For the cardholder who can pay off the total balance each month or the savvy shopper who pays equal installments on a zero-APR promotional offer, the benefits of using a credit card could be worth it. They’re a good choice when shopping online, because you can dispute the charge if something you purchase isn’t what was promised.

But for anyone leaving a balance on a higher-APR card for longer than one or two 30-day cycles, the interest charges can really add up, and the balance can take much longer to pay off. That’s because such a large portion of each payment is going toward interest.

Here are some things to consider if you’re thinking of applying for a credit card:

  • Understand that your credit score is what qualifies you for the best credit card APR and rewards, including introductory zero-APR offers. So if your credit score is not optimal, work to improve it before opening a new credit card.
  • Cards with rewards (such as an intro bonus, cash back or airline miles) sometimes have a slightly higher APR. Do the math to discern which mix of rate vs reward is best for you.
  • Read the fine print and comparison shop just like you would on a car or home appliance. The features to consider include:
    • Length of introductory offer
    • APR after the intro offer
    • Annual fee
    • Rules for the rewards (Are there caps? Can they be pooled with or transferred to others in your household?)
    • For retail store cards, pay attention: Many use zero-APR promotions with deferred interest charged to you if you don’t pay off the full balance by the time the promotion expires.
  • Resist signing up for cards on a whim. Having too many credit cards is difficult to manage and risks negative effects on your credit score. Take a deliberate, selective approach, perhaps even limiting use to things you already buy. If you take an annual summer trip, a card with travel rewards makes sense. For a large family with a goal of eating out less often, a card with cash back on grocery purchases may make sense.

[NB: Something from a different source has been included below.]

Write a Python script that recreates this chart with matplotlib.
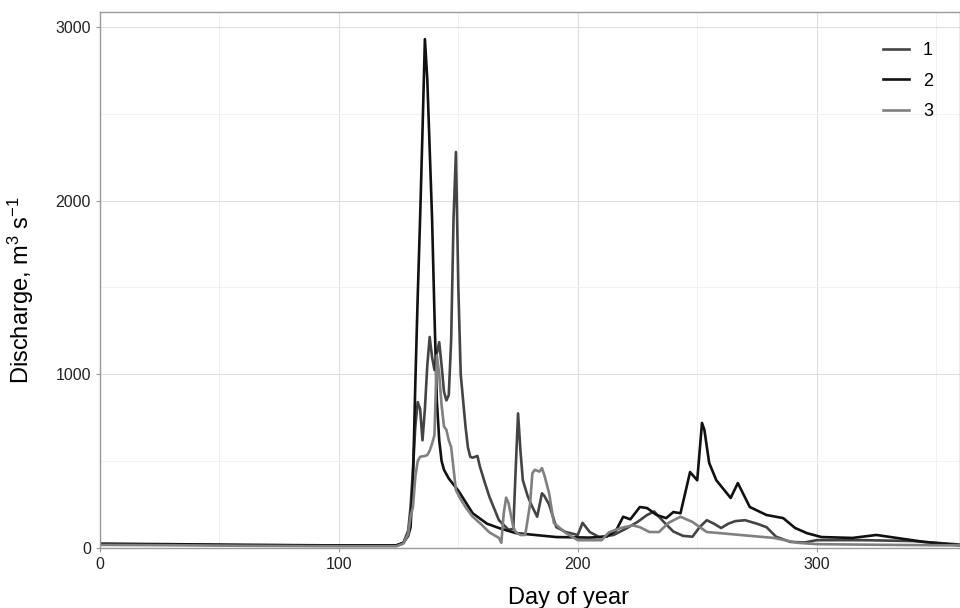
import matplotlib.pyplot as plt
from matplotlib.ticker import MultipleLocator

plt.rcParams['font.family'] = ['Liberation Sans', 'DejaVu Sans']
plt.rcParams['mathtext.default'] = 'regular'

# series 1 (dark grey)
days_1 = [0, 30, 60, 100, 124, 127, 129, 130, 131, 132, 133, 134, 135, 136, 137, 138, 139,
          140, 141, 142, 143, 144, 145, 146, 147, 148, 149, 150, 151, 152, 153, 154, 155,
          156, 158, 159, 161, 163, 167, 171, 173, 174, 175, 176, 177, 179, 181, 183, 185,
          186, 188, 191, 195, 200, 202, 205, 209, 215, 220, 225, 229, 232, 236, 240, 244,
          248, 251, 254, 257, 260, 263, 266, 270, 275, 279, 283, 289, 295, 300, 320, 340, 360]
flow_1 = [22, 20, 17, 14, 14, 30, 100, 236, 450, 700, 840, 800, 620, 800, 1050, 1215, 1100,
          1025, 1120, 1185, 1050, 900, 850, 880, 1200, 1900, 2280, 1500, 1000, 850, 700, 580, 525,
          520, 530, 470, 380, 295, 160, 105, 110, 450, 775, 560, 390, 300, 236, 180, 315,
          300, 250, 120, 92, 75, 145, 92, 63, 75, 110, 150, 190, 210, 150, 95, 70,
          65, 120, 160, 140, 115, 140, 155, 160, 140, 120, 65, 35, 32, 45, 45, 40, 20]

# series 2 (black)
days_2 = [0, 30, 60, 100, 124, 127, 129, 130, 131, 132, 133, 134, 135, 136, 137, 138, 139,
          140, 141, 142, 143, 144, 146, 150, 156, 162, 167, 174, 191, 205, 212, 216, 219,
          222, 226, 229, 233, 237, 240, 243, 247, 250, 252, 253, 255, 258, 264, 267, 272,
          279, 286, 291, 296, 302, 315, 325, 335, 345, 360]
flow_2 = [25, 22, 18, 15, 15, 30, 70, 120, 390, 950, 1450, 1900, 2400, 2930, 2700, 2300, 1900,
          1350, 850, 620, 500, 450, 400, 330, 200, 140, 115, 86, 63, 60, 65, 100, 180,
          165, 236, 230, 190, 172, 207, 200, 437, 390, 720, 680, 490, 390, 288, 374, 236,
          190, 172, 115, 85, 63, 58, 75, 55, 35, 15]

# series 3 (mid grey)
days_3 = [0, 30, 60, 100, 124, 127, 129, 130, 131, 132, 133, 134, 136, 137, 138, 139, 140,
          141, 142, 143, 144, 145, 146, 147, 149, 151, 153, 156, 159, 163, 167, 168, 169,
          170, 171, 173, 174, 176, 178, 180, 181, 182, 184, 185, 186, 188, 190, 195, 200,
          210, 213, 218, 223, 226, 230, 234, 238, 243, 248, 254, 260, 268, 282, 292, 300,
          330, 360]
flow_3 = [18, 16, 13, 10, 10, 25, 80, 180, 236, 410, 500, 525, 530, 535, 560, 600, 650,
          1110, 1000, 820, 700, 680, 620, 580, 333, 280, 236, 180, 144, 90, 58, 30, 200,
          290, 260, 120, 92, 75, 75, 250, 430, 450, 440, 460, 420, 315, 144, 86, 45,
          45, 90, 115, 130, 120, 92, 92, 145, 180, 150, 92, 85, 75, 58, 30, 22,
          18, 15]

labels = ['1', '2', '3']
colours = ['#444444', '#111111', '#808080']

fig = plt.figure(figsize=(9.6, 6.08), dpi=100)
ax = fig.add_axes([100 / 960, 60 / 608, 860 / 960, 536 / 608])

for d, q, lab, col in zip([days_1, days_2, days_3], [flow_1, flow_2, flow_3], labels, colours):
    ax.plot(d, q, color=col, linewidth=1.9, label=lab, solid_joinstyle='round')

ax.set_xlim(0, 360)
ax.set_ylim(0, 3086)
ax.xaxis.set_major_locator(MultipleLocator(100))
ax.xaxis.set_minor_locator(MultipleLocator(50))
ax.yaxis.set_major_locator(MultipleLocator(1000))
ax.yaxis.set_minor_locator(MultipleLocator(500))
ax.grid(which='major', color='#dedede', linewidth=0.8)
ax.grid(which='minor', color='#efefef', linewidth=0.6)
ax.set_axisbelow(True)

for side in ['left', 'top', 'right', 'bottom']:
    ax.spines[side].set_color('#9a9a9a')
    ax.spines[side].set_linewidth(1.0)

ax.tick_params(which='major', length=3, color='#9a9a9a', labelsize=11.5, labelcolor='#222222')
ax.tick_params(which='minor', length=0)

ax.set_xlabel('Day of year', fontsize=17)
ax.set_ylabel('Discharge, m$^3$ s$^{-1}$', fontsize=17)
ax.xaxis.set_label_coords((568 - 100) / 860, -39 / 536)
ax.yaxis.set_label_coords(-64 / 860, (548 - 290) / 536)

ax.legend(loc='upper left', bbox_to_anchor=(867 / 960, 1 - 26 / 608), bbox_transform=fig.transFigure,
          frameon=False, fontsize=13, handlelength=1.4, handletextpad=0.8, labelspacing=0.75)

fig.savefig('out.png', dpi=100)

Got your favorite card? Here are some tips for being smart credit card user:

  • Set up automated payments from the start, either for the full balance or for an amount you can afford above the minimum payment. This builds discipline into your card ownership and can prevent late fees. For many zero- or low-APR introductory offers, late payments can result in your offer being cancelled early.
  • Stick to your purpose to stay in line with your budget. For example, if you picked a card for its cash back on groceries, consider connecting the card to the grocery chain’s secure app and leave the card at home to prevent non-grocery spending on the card.
  • Keep your eyes on your statements monthly at a minimum, not only to identify any fraud, but also to keep tabs on the balance.
  • If you find yourself always reaching for the credit card, it may be time to or consider these suggestions on when to use debit card vs credit. And while carrying a credit card helps with pop-up emergencies if you’re stranded somewhere without an adequate cash source, an emergency fund is an important tool for paying off that emergency expense.
  • Call the issuer to inquire about lowering your rate, especially if you’ve had the card a while and the APR has crept up over time. Loyalty and on-time payment history may help you negotiate some relief.
  • If you end up with a sizeable balance that’ll take you a while to pay off, consider a transfer to different form of credit such as a home equity line, which could have lower rates. More of each payment will go to the principal, allowing you to pay the balance off faster and cost you less interest in the meantime.